[WHAT TO DO]
Work out how many lines in the listing below include the word "this". Give nothing but the number.

[MATERIAL]
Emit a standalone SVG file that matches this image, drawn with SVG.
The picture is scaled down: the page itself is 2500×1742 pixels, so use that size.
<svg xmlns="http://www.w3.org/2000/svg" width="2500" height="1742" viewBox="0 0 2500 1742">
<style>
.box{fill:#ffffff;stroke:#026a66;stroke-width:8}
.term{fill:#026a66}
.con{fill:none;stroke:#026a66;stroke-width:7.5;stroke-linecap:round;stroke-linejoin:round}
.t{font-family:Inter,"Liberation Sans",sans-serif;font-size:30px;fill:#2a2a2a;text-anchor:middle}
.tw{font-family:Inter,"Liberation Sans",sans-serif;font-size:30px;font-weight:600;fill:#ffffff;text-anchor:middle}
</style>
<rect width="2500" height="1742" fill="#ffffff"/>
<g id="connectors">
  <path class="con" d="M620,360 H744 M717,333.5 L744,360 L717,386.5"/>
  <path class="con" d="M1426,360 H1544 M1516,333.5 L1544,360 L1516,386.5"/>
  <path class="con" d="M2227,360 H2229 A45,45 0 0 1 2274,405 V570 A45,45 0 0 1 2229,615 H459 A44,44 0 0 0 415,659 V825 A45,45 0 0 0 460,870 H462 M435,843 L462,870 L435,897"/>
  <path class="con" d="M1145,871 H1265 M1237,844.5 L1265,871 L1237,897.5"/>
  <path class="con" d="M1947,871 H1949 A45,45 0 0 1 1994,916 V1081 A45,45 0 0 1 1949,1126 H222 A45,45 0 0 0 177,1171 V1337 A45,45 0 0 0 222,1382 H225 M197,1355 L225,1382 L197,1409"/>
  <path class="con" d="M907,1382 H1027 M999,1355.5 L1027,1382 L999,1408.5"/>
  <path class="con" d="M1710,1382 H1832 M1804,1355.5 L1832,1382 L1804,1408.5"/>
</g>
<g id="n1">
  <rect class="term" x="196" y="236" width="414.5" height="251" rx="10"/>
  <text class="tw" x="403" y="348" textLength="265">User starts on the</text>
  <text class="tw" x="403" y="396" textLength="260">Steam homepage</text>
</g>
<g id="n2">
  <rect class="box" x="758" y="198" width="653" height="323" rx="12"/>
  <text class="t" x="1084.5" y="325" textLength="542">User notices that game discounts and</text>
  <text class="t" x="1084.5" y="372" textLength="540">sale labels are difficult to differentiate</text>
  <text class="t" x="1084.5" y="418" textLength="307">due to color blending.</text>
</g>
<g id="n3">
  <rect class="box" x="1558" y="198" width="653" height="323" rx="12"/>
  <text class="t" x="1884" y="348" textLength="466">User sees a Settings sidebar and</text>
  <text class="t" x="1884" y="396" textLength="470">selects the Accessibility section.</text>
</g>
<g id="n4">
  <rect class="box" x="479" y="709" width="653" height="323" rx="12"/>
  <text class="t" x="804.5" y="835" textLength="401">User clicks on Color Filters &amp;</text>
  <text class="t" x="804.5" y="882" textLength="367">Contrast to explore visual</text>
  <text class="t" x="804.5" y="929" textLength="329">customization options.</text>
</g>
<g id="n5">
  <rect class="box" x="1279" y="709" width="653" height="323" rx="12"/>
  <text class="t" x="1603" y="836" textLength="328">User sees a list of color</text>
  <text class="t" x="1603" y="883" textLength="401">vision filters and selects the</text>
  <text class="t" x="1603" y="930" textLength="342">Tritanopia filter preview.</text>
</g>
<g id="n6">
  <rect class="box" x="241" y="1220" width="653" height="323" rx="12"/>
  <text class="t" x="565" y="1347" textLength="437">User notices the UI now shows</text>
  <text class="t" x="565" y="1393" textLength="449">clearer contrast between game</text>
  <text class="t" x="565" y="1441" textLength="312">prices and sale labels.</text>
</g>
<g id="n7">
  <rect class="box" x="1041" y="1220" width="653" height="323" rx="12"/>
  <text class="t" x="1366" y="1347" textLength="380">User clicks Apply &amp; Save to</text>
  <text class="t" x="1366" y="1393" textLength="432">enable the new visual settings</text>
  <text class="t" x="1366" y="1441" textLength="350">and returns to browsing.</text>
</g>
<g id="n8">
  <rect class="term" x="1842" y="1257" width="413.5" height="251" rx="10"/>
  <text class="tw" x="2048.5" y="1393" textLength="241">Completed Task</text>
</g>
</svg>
==
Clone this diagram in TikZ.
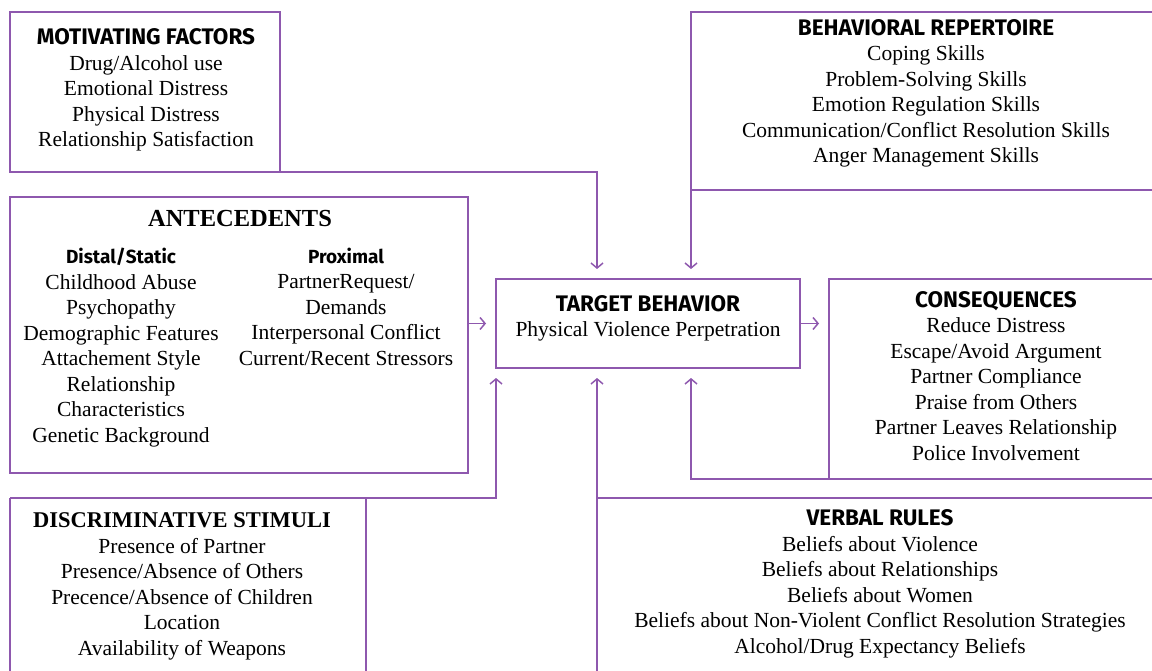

[SOLVED EXERCISE]
2